Risks Of Workplace Romance
In deciding if or what type of anti-fraternization policy to implement, it is important to fully understand the risks associated with workplace romances. Considering the #MeToo movement, the first risk that comes to mind is the potential for sexual harassment claims. This begs the question: when do workplace romantic relationships amount to sexual harassment and when are they consensual? Indeed, one of the key elements of a sexual harassment claim is that the conduct was unwelcome.
The surprising answer is that it is not always clear whether the relationship is consensual, especially if examined years later during contentious litigation. Some federal courts have held that an employee may appear to participate in romantic or sexual conduct without necessarily welcoming that conduct. In one recent case, in fact, a federal court permitted a Title VII sexual harassment claim to proceed where the plaintiff had admitted she had “played along” with the alleged harasser’s romantic overtures. The court reasoned that, despite this admission, a trial was required so that a jury could determine whether the conduct was really unwelcome. The theory is that harassment may be subtle, and what on its face appears consensual or voluntary may truly be coerced in light of all of the circumstances.
Additionally, when a consensual relationship ends, there are a number of potential pitfalls for employers. Intense emotions can be involved, as both parties often do not share the same feelings about ending the relationship. In these situations, the spurned lover may act out of emotion and not consider your anti-harassment policies or prior training. Any continued advances, sexual requests, or intimidation after the relationship ends may constitute sexual harassment. Even spreading rumors or gossip regarding the intimidate details of the relationship may amount to sexual harassment.
Furthermore, consensual romantic relationships could give rise to claims of sexual harassment by coworkers not party to the relationship. One common claim is sexual favoritism – an employee claiming that they are being subjected to less favorable terms and conditions of employment compared to another employee who is involved in a romantic relationship with a supervisor or manager. The EEOC divides these favoritism claims into two categories: isolated incidents of a supervisor directing attention at one individual (which it contends is not actionable under Title VII), and widespread favoritism (which is actionable).

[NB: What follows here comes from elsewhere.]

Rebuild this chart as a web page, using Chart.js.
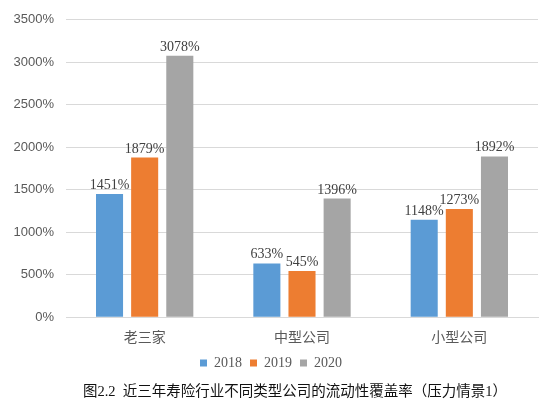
<!DOCTYPE html>
<html>
<head>
<meta charset="utf-8">
<script src="https://cdn.jsdelivr.net/npm/chart.js@4.4.1/dist/chart.umd.min.js"></script>
<style>
  html, body { margin: 0; padding: 0; background: #fff; }
  #wrap { width: 550px; height: 415px; position: relative; }
</style>
</head>
<body>
<div id="wrap"><canvas id="chart"></canvas></div>
<script>
const categories = ["老三家", "中型公司", "小型公司"];
const years = ["2018", "2019", "2020"];
const values2018 = [1451, 633, 1148];
const values2019 = [1879, 545, 1273];
const values2020 = [3078, 1396, 1892];
const colors = ["#5B9BD5", "#ED7D31", "#A5A5A5"];
const captionText = "图2.2  近三年寿险行业不同类型公司的流动性覆盖率（压力情景1）";

// labels above each bar
const barLabels = {
    id: "barLabels",
    afterDatasetsDraw(chart) {
        const ctx = chart.ctx;
        ctx.save();
        ctx.font = "14px 'Liberation Serif', 'DejaVu Serif', serif";
        ctx.fillStyle = "#404040";
        ctx.textAlign = "center";
        ctx.textBaseline = "alphabetic";
        chart.data.datasets.forEach((ds, i) => {
            chart.getDatasetMeta(i).data.forEach((bar, j) => {
                ctx.fillText(ds.data[j] + "%", bar.x, bar.y - 5);
            });
        });
        ctx.restore();
    }
};

// figure caption under the legend (slightly right of centre, as in the source)
const caption = {
    id: "caption",
    afterDraw(chart) {
        const ctx = chart.ctx;
        ctx.save();
        ctx.font = "14.5px 'Liberation Serif', 'Noto Sans CJK SC', serif";
        ctx.fillStyle = "#111";
        ctx.textAlign = "center";
        ctx.textBaseline = "middle";
        ctx.fillText(captionText, chart.width / 2 + 20, chart.height - 23);
        ctx.restore();
    }
};

const seriesValues = [values2018, values2019, values2020];

new Chart(document.getElementById("chart"), {
    type: "bar",
    data: {
        labels: categories,
        datasets: years.map((y, i) => ({
            label: y,
            data: seriesValues[i],
            backgroundColor: colors[i],
            barPercentage: 0.77,
            categoryPercentage: 0.67
        }))
    },
    options: {
        responsive: true,
        maintainAspectRatio: false,
        animation: false,
        layout: { padding: { left: 4, right: 12, top: 15, bottom: 35 } },
        scales: {
            x: {
                grid: { display: false },
                border: { color: "#D9D9D9" },
                ticks: {
                    color: "#595959",
                    font: { size: 14, family: "'Noto Sans CJK SC', sans-serif" },
                    padding: 3
                }
            },
            y: {
                min: 0,
                max: 3500,
                afterFit: s => { s.width = 62; },
                ticks: {
                    stepSize: 500,
                    color: "#595959",
                    font: { size: 13, family: "'Liberation Sans', 'DejaVu Sans', sans-serif" },
                    callback: v => v + "%",
                    padding: 12
                },
                grid: { color: "#D9D9D9", drawTicks: false },
                border: { display: false }
            }
        },
        plugins: {
            legend: {
                position: "bottom",
                labels: {
                    boxWidth: 7,
                    boxHeight: 7,
                    color: "#595959",
                    font: { size: 14, family: "'Liberation Serif', serif" },
                    padding: 8
                }
            },
            title: { display: false },
            tooltip: { enabled: false }
        }
    },
    plugins: [barLabels, caption]
});
</script>
</body>
</html>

Anti-Fraternization Policies Can Mitigate These Risks
Fortunately, there are many options available to employers to reduce risks when it comes to workplace relationships. In addition to implementing robust anti-discrimination and harassment policies and training, there are various types of anti-fraternization policies directed specifically at this issue.

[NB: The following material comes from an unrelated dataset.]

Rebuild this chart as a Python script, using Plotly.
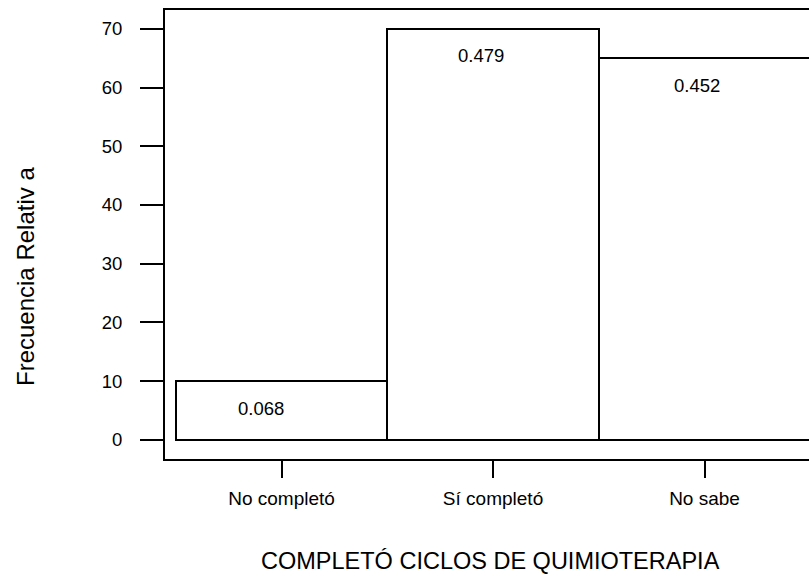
import plotly.graph_objects as go

categories = ["No completó", "Sí completó", "No sabe"]
frequencies = [10, 70, 65]
relative_freq = ["0.068", "0.479", "0.452"]
y_ticks = [0, 10, 20, 30, 40, 50, 60, 70]

W, H = 809, 577
ml, mr, mt, mb = 165, 0, 10, 118
FONT = "Liberation Sans, Arial, sans-serif"

fig = go.Figure()
fig.add_trace(go.Bar(
    x=list(range(len(categories))),
    y=frequencies,
    width=1.0,
    marker=dict(color="white", line=dict(color="black", width=2)),
    hoverinfo="skip",
))

label_xshift = [-21, -12, -8]
for i, (v, t) in enumerate(zip(frequencies, relative_freq)):
    fig.add_annotation(x=i, y=v, text=t, showarrow=False, xref="x", yref="y",
                       yshift=-27, xshift=label_xshift[i],
                       xanchor="center", yanchor="middle",
                       font=dict(family=FONT, size=18.5, color="black"))

plot_h = H - mt - mb
plot_w = W - ml - mr
fig.add_annotation(text="Frecuencia Relativ a", textangle=-90, showarrow=False,
                   xref="paper", yref="paper",
                   x=(25 - ml) / plot_w, y=(H - mb - 277) / plot_h,
                   xanchor="center", yanchor="middle",
                   font=dict(family=FONT, size=24, color="black"))
fig.add_annotation(text="COMPLETÓ CICLOS DE QUIMIOTERAPIA", showarrow=False,
                   xref="paper", yref="paper",
                   x=(490 - ml) / plot_w, y=(H - mb - 561) / plot_h,
                   xanchor="center", yanchor="middle",
                   font=dict(family=FONT, size=23.5, color="black"))

fig.update_layout(
    width=W, height=H,
    margin=dict(l=ml, r=mr, t=mt, b=mb, pad=0),
    paper_bgcolor="white", plot_bgcolor="white",
    showlegend=False, bargap=0,
    font=dict(family=FONT, color="black"),
)
fig.update_xaxes(
    range=[-0.551, 2.494],
    tickmode="array", tickvals=list(range(len(categories))), ticktext=categories,
    ticks="outside", ticklen=17, tickwidth=2, tickcolor="black",
    showline=True, linewidth=2, linecolor="black", mirror=True,
    showgrid=False, zeroline=False,
    tickfont=dict(family=FONT, size=19, color="black"),
    ticklabelstandoff=4,
)
fig.update_yaxes(
    range=[-3.287, 73.236],
    tickmode="array", tickvals=y_ticks,
    ticks="outside", ticklen=23, tickwidth=2, tickcolor="black",
    showline=True, linewidth=2, linecolor="black",
    showgrid=False, zeroline=False,
    tickfont=dict(family=FONT, size=18.5, color="black"),
    ticklabelstandoff=14,
)

fig.write_html("out.html")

Some employers choose to implement a policy amounting to a complete ban on romantic personal relationships between all employees. Such a policy discourages workplace relationships by providing employers with the ability to discipline employees involved in such relationships. The downside to such policies is that they impact employee morale and come across as an invasion of privacy and an attempt to govern off-duty behavior.

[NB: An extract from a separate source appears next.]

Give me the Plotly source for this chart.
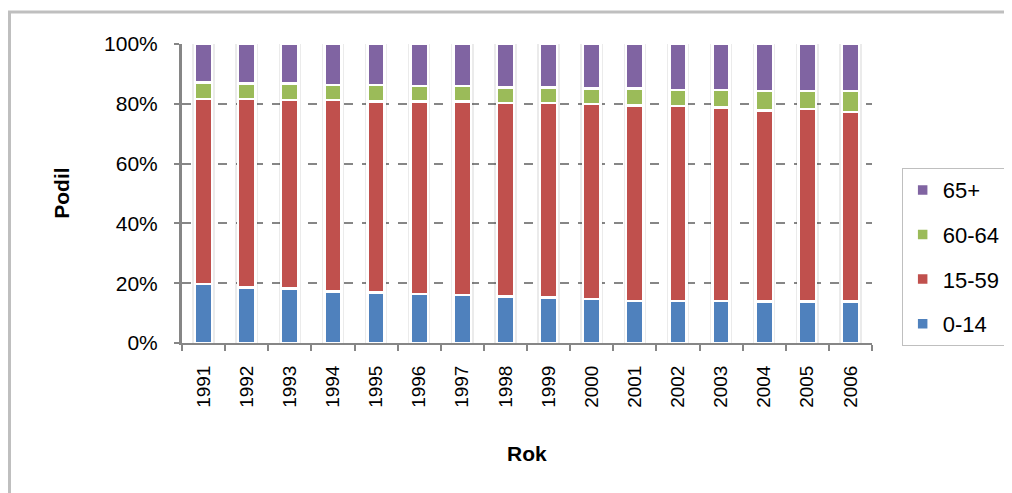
import plotly.graph_objects as go

# -----------------------------
# Datos (podíl věkových skupin, %)
# -----------------------------
roky = ["1991", "1992", "1993", "1994", "1995", "1996", "1997", "1998",
        "1999", "2000", "2001", "2002", "2003", "2004", "2005", "2006"]

vek_0_14 = [19.8, 18.6, 18.2, 17.3, 16.9, 16.4, 16.1, 15.6,
            15.2, 14.7, 14.1, 14.1, 14.1, 13.8, 13.8, 13.8]
vek_15_59 = [61.8, 63.0, 63.0, 63.9, 63.9, 64.4, 64.7, 64.7,
             65.1, 65.3, 65.4, 65.1, 64.6, 64.0, 64.4, 63.4]
vek_60_64 = [5.6, 5.2, 5.6, 5.1, 5.5, 5.2, 5.2, 5.2,
             5.2, 5.2, 5.7, 5.5, 6.0, 6.4, 6.0, 7.0]
vek_65 = [12.8, 13.2, 13.2, 13.7, 13.7, 14.0, 14.0, 14.5,
          14.5, 14.8, 14.8, 15.3, 15.3, 15.8, 15.8, 15.8]

y_ticks = [0, 20, 40, 60, 80, 100]
y_labels = ["0%", "20%", "40%", "60%", "80%", "100%"]

serie = [
    ("0-14", vek_0_14, "#4F81BD", 4),
    ("15-59", vek_15_59, "#C0504D", 3),
    ("60-64", vek_60_64, "#9BBB59", 2),
    ("65+", vek_65, "#8064A2", 1),
]

# suma de cada columna (para la sombra detrás de las barras)
total = [a + b + c + d for a, b, c, d in zip(vek_0_14, vek_15_59, vek_60_64, vek_65)]

FONT = "Liberation Sans, Arial, sans-serif"

fig = go.Figure()

# sombra suave (eje principal, queda debajo)
fig.add_trace(go.Bar(
    x=roky, y=total, width=0.52, showlegend=False, hoverinfo="skip",
    marker=dict(color="rgba(0,0,0,0.08)", line=dict(width=0)),
))

# barras apiladas en ejes superpuestos
for nombre, valores, color, rango in serie:
    fig.add_trace(go.Bar(
        x=roky, y=valores, name=nombre, legendgroup=nombre, legendrank=rango,
        marker=dict(color=color, line=dict(color="white", width=2.5)),
        width=0.4, xaxis="x2", yaxis="y2",
    ))

fig.update_layout(
    width=1004, height=485,
    margin=dict(l=174, r=140, t=36, b=150, autoexpand=False),
    barmode="stack",
    paper_bgcolor="white",
    plot_bgcolor="white",
    font=dict(family=FONT, size=18, color="black"),
    showlegend=True,
    legend=dict(
        x=1.043, y=0.585, xanchor="left", yanchor="top",
        traceorder="grouped", tracegroupgap=13,
        bordercolor="#bfbfbf", borderwidth=1, bgcolor="white",
        font=dict(family=FONT, size=22),
    ),
    xaxis=dict(
        type="category",
        tickangle=-90,
        tickfont=dict(size=19),
        showline=True, linecolor="#868686", linewidth=2,
        ticks="outside", ticklen=6, tickcolor="#868686", tickwidth=2,
        tickson="boundaries",
        ticklabelstandoff=13,
        showgrid=False,
        fixedrange=True,
    ),
    yaxis=dict(
        range=[0, 100],
        tickvals=y_ticks, ticktext=y_labels,
        tickfont=dict(size=21),
        ticklabelstandoff=12,
        showline=True, linecolor="#868686", linewidth=3,
        ticks="outside", ticklen=5, tickcolor="#868686", tickwidth=2,
        showgrid=True, gridcolor="#868686", gridwidth=2, griddash="dash",
        zeroline=False,
        fixedrange=True,
    ),
    xaxis2=dict(type="category", overlaying="x", visible=False, fixedrange=True),
    yaxis2=dict(range=[0, 100], overlaying="y", visible=False, fixedrange=True),
    annotations=[
        dict(text="<b>Podil</b>", x=-0.175, y=0.5, xref="paper", yref="paper",
             xanchor="center", yanchor="middle",
             textangle=-90, showarrow=False, font=dict(family=FONT, size=21)),
        dict(text="<b>Rok</b>", x=0.5, y=-0.368, xref="paper", yref="paper",
             xanchor="center", yanchor="middle",
             showarrow=False, font=dict(family=FONT, size=21)),
    ],
    shapes=[
        dict(type="rect", xref="paper", yref="paper",
             x0=-0.25, y0=-1.0, x1=2.0, y1=1.107,
             line=dict(color="#bfbfbf", width=3), layer="below"),
    ],
)

fig.write_html("out.html")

To address this concern, many anti-fraternization policies only prohibit specific romantic relationships between supervisors and subordinates, individuals within the same chain of command, or any relationship where one party has the ability to affect the terms and conditions of the other’s employment. Such policies are more common and designed to prevent claims of favoritism or retaliation in the event that the relationship ends badly.
But there are also potential unintended consequences of such strict policies. In reality, many employers will not be able to prevent employees from dating. Once again, when it comes to romance, emotions are often going to supersede handbook policies. If you maintain strict policies banning such relationships under the threat of discipline, employees could simply conceal the relationship. This means that if the relationship ends and an employee later claims that it was not consensual, there may not be evidence or corroborating witnesses to support the defense that the relationship was welcome.
For example, imagine the scenario where a manager was involved in consensual romantic relationship with a subordinate employee. After the relationship ends amicably, the subordinate employee is terminated for wholly unrelated legitimate reasons. But the disgruntled employee then claims that the relationship was not consensual and was, in fact, sexual harassment. During the employer’s investigation, the manager is put in a difficult position. If the manager admits that the relationship occurred and presents evidence of its consensual nature, the manager (and company) may be able to successfully defeat the harassment claim. However, by admitting to the relationship, the manager’s employment may be terminated for violating the company’s strict anti-fraternization policy. It is not difficult to imagine a scenario where the manager simply denies that the relationship ever occurred. This could create a nightmare litigation scenario for the company if the manager’s lie is uncovered.
To address these issues, many employers have taken another route and have implemented permissive interpersonal relationship policies requiring employees involved in certain types of romantic or personal relationships to report them to the company immediately. Rather than disciplining employees for such relationships, these policies encourage and require employees to come forward with the relationship at the earliest opportunity.
Such policies recognize that employees are going to date, regardless of what a handbook says, and provide employers the opportunity to proactively address the situation. Employers can remove any supervisory or managerial oversight between the employees involved in the relationship and require that the employees sign acknowledgments attesting to consensual nature of the relationship and the understanding that if that were to change, each would be responsible for notifying the company immediately.
With Valentine’s Day approaching, it is prime time to review your stance on employee relationships and develop a plan of action should cupid’s arrow happen to strike in the workplace. While workplace romance may seem inevitable, there are numerous ways to ensure that it doesn’t result in disruption to the workplace while mitigating against legal liability.